Exercise objective: Leave the pictures out and quote every line from the start of the listing to the line with "from matplotlib.ticker import", inclusive.
[START]
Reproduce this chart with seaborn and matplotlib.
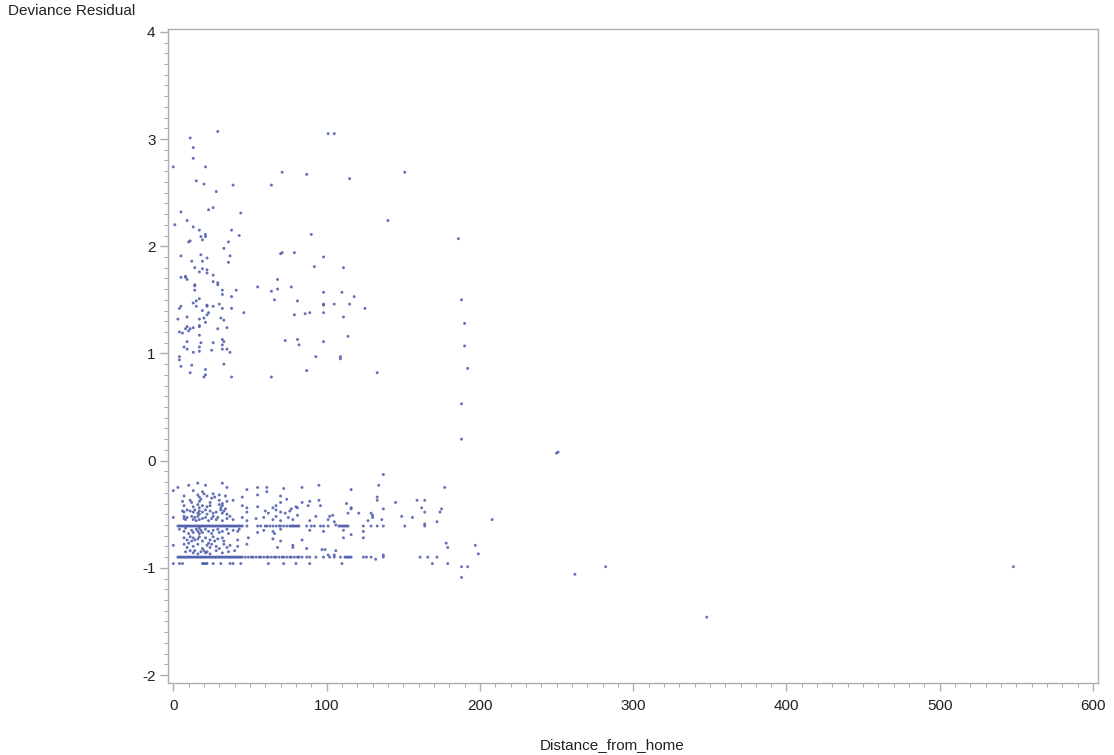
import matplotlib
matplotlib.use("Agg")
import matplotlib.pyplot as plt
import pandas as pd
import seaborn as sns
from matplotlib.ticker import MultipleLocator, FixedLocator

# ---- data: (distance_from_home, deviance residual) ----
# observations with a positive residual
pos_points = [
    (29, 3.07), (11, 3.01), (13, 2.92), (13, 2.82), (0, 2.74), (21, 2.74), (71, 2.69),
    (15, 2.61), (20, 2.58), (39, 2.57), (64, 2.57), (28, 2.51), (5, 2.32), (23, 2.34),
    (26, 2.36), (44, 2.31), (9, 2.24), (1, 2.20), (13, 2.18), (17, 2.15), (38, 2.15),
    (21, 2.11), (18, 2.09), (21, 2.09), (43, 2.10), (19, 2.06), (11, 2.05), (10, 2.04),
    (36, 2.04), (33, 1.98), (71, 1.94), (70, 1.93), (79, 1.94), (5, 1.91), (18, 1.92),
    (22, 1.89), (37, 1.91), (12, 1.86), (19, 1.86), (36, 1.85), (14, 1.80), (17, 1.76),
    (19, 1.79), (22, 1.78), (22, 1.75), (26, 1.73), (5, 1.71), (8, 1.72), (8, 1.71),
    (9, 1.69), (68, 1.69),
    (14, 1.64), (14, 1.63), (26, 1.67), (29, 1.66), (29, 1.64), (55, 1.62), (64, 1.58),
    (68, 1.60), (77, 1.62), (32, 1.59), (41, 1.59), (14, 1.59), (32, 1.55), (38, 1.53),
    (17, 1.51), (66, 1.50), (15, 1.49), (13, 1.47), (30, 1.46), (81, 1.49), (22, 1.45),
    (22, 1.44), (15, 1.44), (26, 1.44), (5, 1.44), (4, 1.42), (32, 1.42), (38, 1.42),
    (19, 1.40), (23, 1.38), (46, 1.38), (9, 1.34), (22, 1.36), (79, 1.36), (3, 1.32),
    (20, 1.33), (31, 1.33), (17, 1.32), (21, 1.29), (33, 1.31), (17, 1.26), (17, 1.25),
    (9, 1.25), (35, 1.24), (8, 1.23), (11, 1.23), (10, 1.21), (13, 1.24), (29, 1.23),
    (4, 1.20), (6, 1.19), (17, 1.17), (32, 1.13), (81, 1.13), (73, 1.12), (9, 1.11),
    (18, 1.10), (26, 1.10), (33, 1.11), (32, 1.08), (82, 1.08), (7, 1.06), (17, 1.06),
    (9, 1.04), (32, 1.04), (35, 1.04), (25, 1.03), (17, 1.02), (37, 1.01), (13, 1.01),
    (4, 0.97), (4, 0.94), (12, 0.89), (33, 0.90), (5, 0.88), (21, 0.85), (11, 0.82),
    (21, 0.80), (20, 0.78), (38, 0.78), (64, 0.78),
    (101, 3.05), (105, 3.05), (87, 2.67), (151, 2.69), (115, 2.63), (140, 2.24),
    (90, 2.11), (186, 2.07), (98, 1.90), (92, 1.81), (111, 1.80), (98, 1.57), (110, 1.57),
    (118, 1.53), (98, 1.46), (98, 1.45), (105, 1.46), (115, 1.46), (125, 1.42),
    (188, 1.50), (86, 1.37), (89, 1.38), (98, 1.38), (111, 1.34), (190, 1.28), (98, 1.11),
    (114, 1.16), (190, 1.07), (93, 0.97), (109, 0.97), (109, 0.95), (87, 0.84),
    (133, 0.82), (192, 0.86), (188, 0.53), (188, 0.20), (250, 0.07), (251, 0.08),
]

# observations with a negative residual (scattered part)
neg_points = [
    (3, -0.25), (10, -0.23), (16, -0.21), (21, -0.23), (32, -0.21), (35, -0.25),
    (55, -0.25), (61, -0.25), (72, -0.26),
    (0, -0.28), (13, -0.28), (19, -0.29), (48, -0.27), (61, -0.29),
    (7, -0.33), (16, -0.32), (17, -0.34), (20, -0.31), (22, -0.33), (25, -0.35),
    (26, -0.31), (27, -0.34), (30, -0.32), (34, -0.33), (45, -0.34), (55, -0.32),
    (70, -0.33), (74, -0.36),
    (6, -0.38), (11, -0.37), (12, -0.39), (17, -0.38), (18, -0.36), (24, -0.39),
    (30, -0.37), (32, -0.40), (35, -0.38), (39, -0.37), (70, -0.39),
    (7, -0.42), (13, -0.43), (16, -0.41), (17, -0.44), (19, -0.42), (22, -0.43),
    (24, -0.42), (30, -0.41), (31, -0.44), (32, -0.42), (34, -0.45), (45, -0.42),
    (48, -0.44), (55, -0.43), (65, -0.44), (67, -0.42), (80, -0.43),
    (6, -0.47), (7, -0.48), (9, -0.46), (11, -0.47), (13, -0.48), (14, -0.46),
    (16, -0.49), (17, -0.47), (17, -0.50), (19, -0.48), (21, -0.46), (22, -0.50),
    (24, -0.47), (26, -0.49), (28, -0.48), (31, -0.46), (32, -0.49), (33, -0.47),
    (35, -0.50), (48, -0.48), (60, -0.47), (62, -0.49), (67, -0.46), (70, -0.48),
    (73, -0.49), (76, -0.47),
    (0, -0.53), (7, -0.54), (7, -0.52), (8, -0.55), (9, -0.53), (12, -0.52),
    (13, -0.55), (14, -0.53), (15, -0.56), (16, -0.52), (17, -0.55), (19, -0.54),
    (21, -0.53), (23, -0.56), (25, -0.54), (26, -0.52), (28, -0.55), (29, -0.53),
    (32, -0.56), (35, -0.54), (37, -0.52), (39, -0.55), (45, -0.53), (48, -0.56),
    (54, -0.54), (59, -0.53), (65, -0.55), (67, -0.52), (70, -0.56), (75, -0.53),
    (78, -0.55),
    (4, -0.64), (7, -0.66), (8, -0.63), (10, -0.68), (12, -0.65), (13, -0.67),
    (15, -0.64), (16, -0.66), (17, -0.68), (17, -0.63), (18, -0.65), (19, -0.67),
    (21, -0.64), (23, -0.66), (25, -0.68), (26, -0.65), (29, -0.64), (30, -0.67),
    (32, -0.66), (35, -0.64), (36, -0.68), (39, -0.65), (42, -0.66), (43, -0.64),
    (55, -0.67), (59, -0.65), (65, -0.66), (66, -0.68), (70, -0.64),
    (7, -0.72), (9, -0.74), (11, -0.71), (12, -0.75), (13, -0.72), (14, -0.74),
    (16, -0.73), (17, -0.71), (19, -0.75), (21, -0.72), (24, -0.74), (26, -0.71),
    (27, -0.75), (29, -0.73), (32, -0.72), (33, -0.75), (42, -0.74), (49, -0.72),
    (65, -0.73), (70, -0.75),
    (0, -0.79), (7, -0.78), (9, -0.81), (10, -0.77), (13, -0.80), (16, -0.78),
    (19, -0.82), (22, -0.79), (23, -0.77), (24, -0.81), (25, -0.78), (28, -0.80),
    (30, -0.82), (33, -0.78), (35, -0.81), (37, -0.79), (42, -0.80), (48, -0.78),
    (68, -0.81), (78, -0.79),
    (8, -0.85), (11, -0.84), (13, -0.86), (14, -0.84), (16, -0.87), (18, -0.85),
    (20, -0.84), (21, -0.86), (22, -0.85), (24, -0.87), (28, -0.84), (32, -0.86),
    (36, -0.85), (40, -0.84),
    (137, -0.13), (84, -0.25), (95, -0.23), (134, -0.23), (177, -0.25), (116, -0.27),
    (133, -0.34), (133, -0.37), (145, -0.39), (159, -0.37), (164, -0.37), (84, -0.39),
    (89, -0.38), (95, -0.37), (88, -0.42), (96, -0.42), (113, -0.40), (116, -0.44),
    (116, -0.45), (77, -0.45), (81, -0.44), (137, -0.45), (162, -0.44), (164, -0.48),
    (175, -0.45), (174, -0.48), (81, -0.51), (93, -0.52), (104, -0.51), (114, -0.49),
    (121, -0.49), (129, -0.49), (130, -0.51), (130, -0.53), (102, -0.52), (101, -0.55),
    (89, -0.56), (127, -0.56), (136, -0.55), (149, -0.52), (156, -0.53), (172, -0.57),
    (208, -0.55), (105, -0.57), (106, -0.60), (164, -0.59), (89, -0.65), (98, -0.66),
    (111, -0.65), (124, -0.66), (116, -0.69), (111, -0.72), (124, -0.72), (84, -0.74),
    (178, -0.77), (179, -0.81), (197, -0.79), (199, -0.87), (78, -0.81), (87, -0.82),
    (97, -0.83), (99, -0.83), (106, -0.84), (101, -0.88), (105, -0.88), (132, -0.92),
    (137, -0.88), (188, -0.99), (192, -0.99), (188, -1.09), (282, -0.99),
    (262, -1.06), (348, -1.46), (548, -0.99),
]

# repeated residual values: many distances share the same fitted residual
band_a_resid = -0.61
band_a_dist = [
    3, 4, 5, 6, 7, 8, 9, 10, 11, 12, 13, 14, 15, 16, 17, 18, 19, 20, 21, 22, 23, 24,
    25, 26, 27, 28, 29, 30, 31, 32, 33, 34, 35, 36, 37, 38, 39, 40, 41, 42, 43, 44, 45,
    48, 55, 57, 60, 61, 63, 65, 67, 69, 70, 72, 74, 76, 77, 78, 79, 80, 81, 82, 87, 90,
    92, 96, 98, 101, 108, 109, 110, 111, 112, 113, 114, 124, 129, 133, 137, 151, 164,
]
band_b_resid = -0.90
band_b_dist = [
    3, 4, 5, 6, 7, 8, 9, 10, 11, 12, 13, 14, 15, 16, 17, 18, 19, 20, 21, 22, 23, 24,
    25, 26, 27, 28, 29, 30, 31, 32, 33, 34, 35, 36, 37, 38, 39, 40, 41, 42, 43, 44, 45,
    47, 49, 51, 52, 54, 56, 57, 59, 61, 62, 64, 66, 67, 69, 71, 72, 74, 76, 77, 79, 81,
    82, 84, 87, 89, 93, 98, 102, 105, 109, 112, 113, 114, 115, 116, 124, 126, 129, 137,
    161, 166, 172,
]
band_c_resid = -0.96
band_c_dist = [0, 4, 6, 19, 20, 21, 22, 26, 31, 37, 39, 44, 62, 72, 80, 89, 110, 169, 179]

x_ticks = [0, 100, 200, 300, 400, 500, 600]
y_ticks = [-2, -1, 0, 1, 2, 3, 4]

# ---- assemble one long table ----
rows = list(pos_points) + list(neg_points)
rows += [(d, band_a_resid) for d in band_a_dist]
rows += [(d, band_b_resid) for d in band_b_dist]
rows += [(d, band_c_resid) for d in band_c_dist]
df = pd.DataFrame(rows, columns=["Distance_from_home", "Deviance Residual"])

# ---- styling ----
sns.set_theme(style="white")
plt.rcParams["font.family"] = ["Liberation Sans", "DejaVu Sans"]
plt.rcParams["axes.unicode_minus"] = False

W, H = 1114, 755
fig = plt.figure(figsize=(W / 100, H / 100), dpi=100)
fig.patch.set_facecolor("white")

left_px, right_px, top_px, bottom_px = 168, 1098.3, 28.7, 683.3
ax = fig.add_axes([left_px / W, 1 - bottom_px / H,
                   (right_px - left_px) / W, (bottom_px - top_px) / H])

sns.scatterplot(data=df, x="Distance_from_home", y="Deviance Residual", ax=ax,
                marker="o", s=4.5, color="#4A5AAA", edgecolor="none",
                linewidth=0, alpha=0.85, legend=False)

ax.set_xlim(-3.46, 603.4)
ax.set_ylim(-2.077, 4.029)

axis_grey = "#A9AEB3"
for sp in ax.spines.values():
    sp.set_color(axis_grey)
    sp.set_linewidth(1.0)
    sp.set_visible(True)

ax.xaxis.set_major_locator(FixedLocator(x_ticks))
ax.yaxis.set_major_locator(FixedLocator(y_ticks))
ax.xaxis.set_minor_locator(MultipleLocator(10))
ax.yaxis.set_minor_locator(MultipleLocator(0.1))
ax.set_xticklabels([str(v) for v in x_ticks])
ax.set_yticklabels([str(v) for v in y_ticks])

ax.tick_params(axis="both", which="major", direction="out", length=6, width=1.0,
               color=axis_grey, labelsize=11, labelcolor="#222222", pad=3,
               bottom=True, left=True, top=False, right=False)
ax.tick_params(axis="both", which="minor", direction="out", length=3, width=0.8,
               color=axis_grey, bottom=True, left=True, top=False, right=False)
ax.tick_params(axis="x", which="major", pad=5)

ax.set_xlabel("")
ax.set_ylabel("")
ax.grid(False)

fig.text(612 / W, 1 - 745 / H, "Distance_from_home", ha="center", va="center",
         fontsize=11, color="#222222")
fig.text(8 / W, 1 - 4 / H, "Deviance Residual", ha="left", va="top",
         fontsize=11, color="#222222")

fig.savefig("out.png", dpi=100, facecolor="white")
[END]
Completed exercise:
Reproduce this chart with seaborn and matplotlib.
import matplotlib
matplotlib.use("Agg")
import matplotlib.pyplot as plt
import pandas as pd
import seaborn as sns
from matplotlib.ticker import MultipleLocator, FixedLocator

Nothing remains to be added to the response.